Writers Series opens with NYC-based essayist Garnette Cadogan

Posted on February 08, 2017 by Janika Carey

Sweet Briar College’s Writers Series continues this semester with Garnette Cadogan, an essayist and journalist who focuses on history, culture and the arts. Cadogan will read from his work at 8 p.m. Wednesday, Feb. 15, in the Browsing Room in Mary Helen Cochran Library. The reading is sponsored by the English department and is free and open to the public.


Garnette Cadogan, Brooklyn, New York. Photo by Anastasia Taylor-Lind Garnette Cadogan. Photo by Anastasia Taylor-Lind


Cadogan is a visiting fellow at the Institute for Advanced Studies in Culture at the University of Virginia and a visiting scholar at the Institute for Public Knowledge at New York University. He also is editor-at-large for Non-Stop Metropolis: A New York City Atlas (edited by Rebecca Solnit and Joshua Jelly-Schapiro) and co-editor of the Oxford Handbook of the Harlem Renaissance (with Shirley E. Thompson; forthcoming).

Cadogan grew up in Kingston, Jamaica, and came to New Orleans in 1996 to attend college. After Hurricane Katrina, he moved to New York City, where he lives today.

His current project is a book based on his 2016 essay “Walking While Black,” which recounts his experiences on the streets of New Orleans and New York City. For someone who, in his mind, mastered navigating one of the most crime-ridden cities in the world, the U.S. proved an entirely different — and in many ways more dangerous — terrain.

“In this city of exuberant streets, walking became a complex and often oppressive negotiation,” Cadogan writes of his time in New Orleans.
I would see a white woman walking towards me at night and cross the street to reassure her that she was safe. … New Orleans suddenly felt more dangerous than Jamaica. The sidewalk was a minefield, and every hesitation and self-censored compensation reduced my dignity. Despite my best efforts, the streets never felt comfortably safe.

In another essay, Cadogan illustrates what it feels and smells like to traverse New York’s five boroughs on foot:
When I enter the South Bronx my pulse becomes polyrhythmic. And how could it not? Afro-Caribbean music greets me from cars doubling as drive-by sound systems. Strangers greet me with friendly salutations … that have the flavor of family nicknames. Chatter intermingled with laughter is ubiquitous.

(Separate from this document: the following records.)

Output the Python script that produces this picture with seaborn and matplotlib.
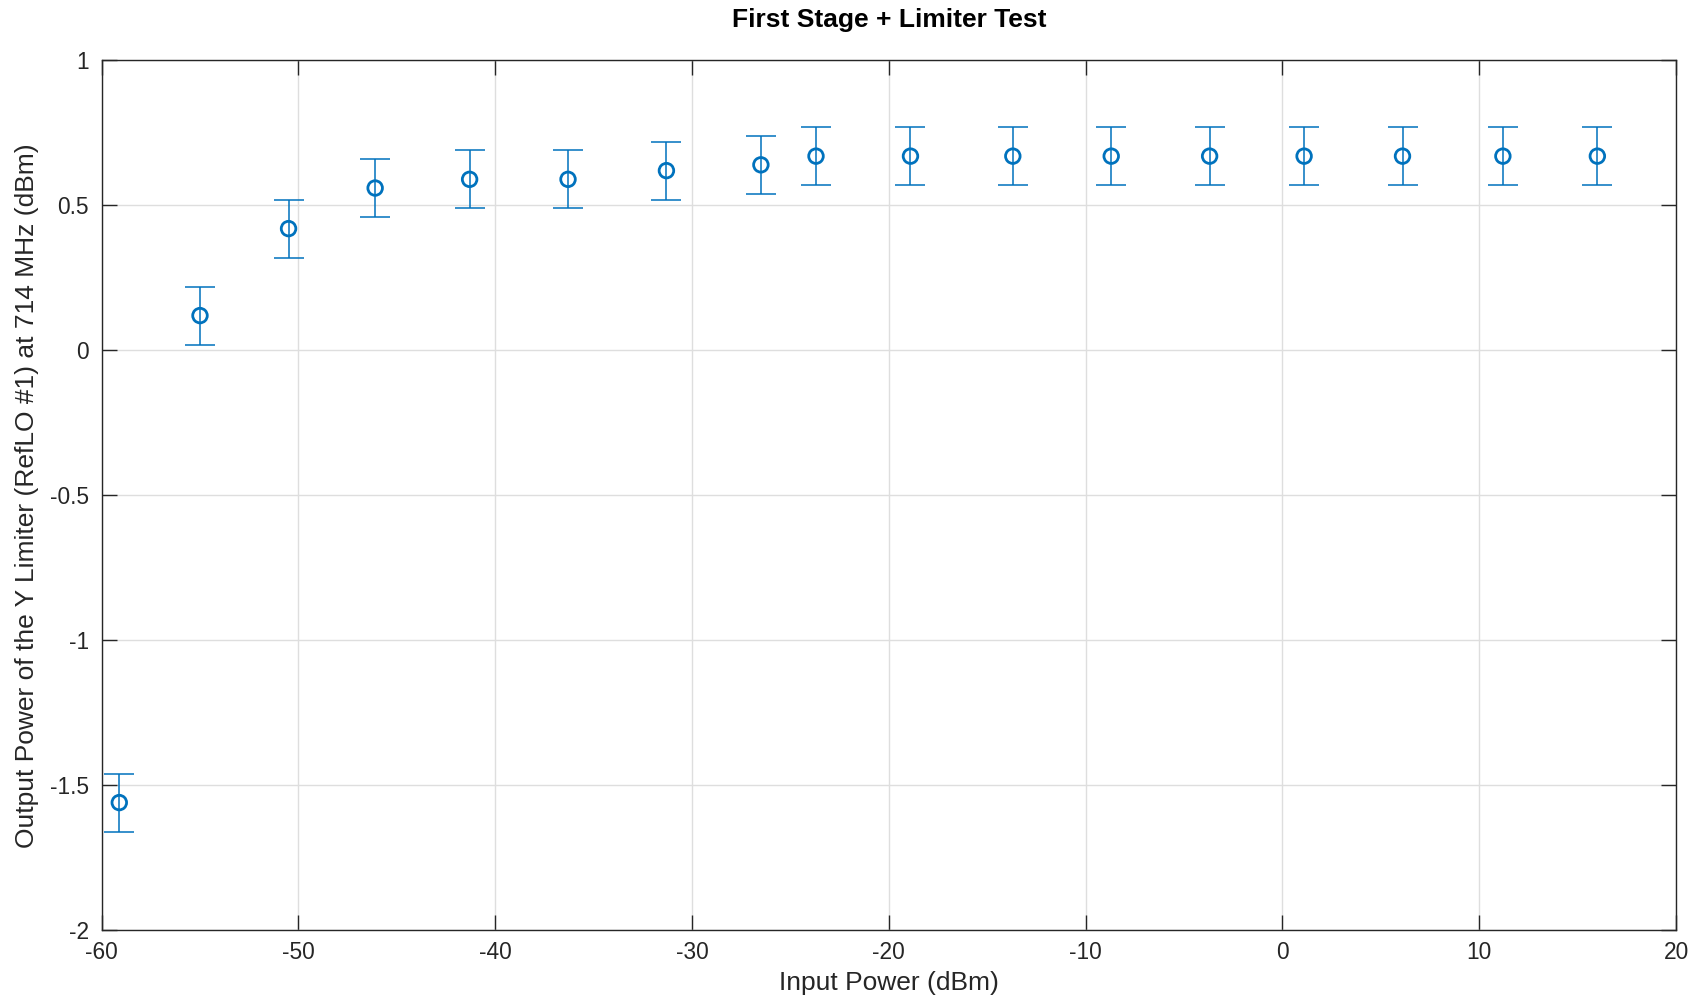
import matplotlib
matplotlib.use("Agg")
import matplotlib.pyplot as plt
import seaborn as sns
import pandas as pd

input_power = [-59.1, -55.0, -50.5, -46.1, -41.3, -36.3, -31.3, -26.5, -23.7,
               -18.9, -13.7, -8.7, -3.7, 1.1, 6.1, 11.2, 16.0]
output_power = [-1.56, 0.12, 0.42, 0.56, 0.59, 0.59, 0.62, 0.64, 0.67,
                0.67, 0.67, 0.67, 0.67, 0.67, 0.67, 0.67, 0.67]
error = [0.1] * len(input_power)

x_ticks = [-60, -50, -40, -30, -20, -10, 0, 10, 20]
y_ticks = [-2, -1.5, -1, -0.5, 0, 0.5, 1]
y_tick_labels = ["-2", "-1.5", "-1", "-0.5", "0", "0.5", "1"]

df = pd.DataFrame({"x": input_power, "y": output_power, "err": error})

sns.set_theme(style="white")
plt.rcParams["font.family"] = ["Liberation Sans", "DejaVu Sans"]

color = "#0072BD"
axis_col = "#262626"

fig = plt.figure(figsize=(16.93, 9.98), dpi=100)
ax = fig.add_axes([0.060, 0.068, 0.930, 0.8714])

ax.errorbar(df["x"], df["y"], yerr=df["err"], fmt="none", ecolor=color,
            elinewidth=1.1, capsize=10.7, capthick=1.1, zorder=3)
sns.scatterplot(data=df, x="x", y="y", ax=ax, marker="o", s=110,
                facecolors="none", edgecolor=color, linewidth=2.0, zorder=4)

ax.set_xlim(-60, 20)
ax.set_ylim(-2, 1)
ax.set_xticks(x_ticks)
ax.set_xticklabels([str(t) for t in x_ticks])
ax.set_yticks(y_ticks)
ax.set_yticklabels(y_tick_labels)

ax.grid(True, color="#dedede", linewidth=1.0)
ax.set_axisbelow(True)
for s in ax.spines.values():
    s.set_color(axis_col)
    s.set_linewidth(1.0)
    s.set_visible(True)

ax.tick_params(axis="both", direction="in", length=11, width=1.0, colors=axis_col,
               labelsize=16.4, top=True, right=True, bottom=True, left=True)
ax.tick_params(axis="x", pad=8)
ax.tick_params(axis="y", pad=9)

ax.set_xlabel("Input Power (dBm)", fontsize=19, color=axis_col, labelpad=5)
ax.set_ylabel("Output Power of the Y Limiter (RefLO #1) at 714 MHz (dBm)",
              fontsize=19, color=axis_col, labelpad=8)
ax.set_title("First Stage + Limiter Test", fontsize=19, fontweight="bold",
             color="black", pad=24)

fig.savefig("out.png", dpi=100)
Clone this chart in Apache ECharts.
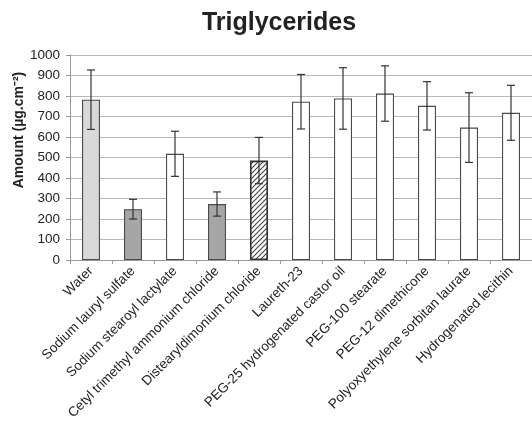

The smells of Jamaican and Mexican and Puerto Rican and Ghanaian food pervade the atmosphere, and my stomach is at odds with my brain.

Not surprisingly, Cadogan says his best writing usually happens at his kitchen counter.

“In my dream office, my desk is custom-made from a kitchen counter,” he said in a recent interview with Tin House. “I have no ceremonies or requirements that accompany my writing, except that I need to have pen and paper (in any form — napkins, concert programs, even cereal boxes; I don’t write on a laptop until I have most or everything down on paper).”

Twenty years after that first walk through New Orleans, Cadogan still considers his impact on others very carefully — not to censor his writing, as he censored his clothing as a college student, but to contemplate every possible angle.

“I am drawn to questions that demand patience and thoughtfulness. As I pursue these, hoping to discover stories and ideas that reveal how fascinating and irreducibly complex our world is, I hope that I’ll please myself at my most curious, most thoughtful, most compassionate. And in doing so, I pretend that I am a stand-in for an audience of thoughtful people,” he told Tin House.

“But I also imagine myself at my worst — impatient, lazy, obnoxious — and try to write to move this version of me to listen to the best me. So, I try to be a spectrum of readers and hope that, in satisfying the various versions of me, I’ll say something that will enrich a variety of readers, including some not ready to give me a fair listening.”

Cadogan has received research fellowships from Yale University, the University of Chicago, Columbia College Chicago and New York University. In his research, he explores the promise and perils of urban life, the vitality and inequality of cities, and the challenges of pluralism.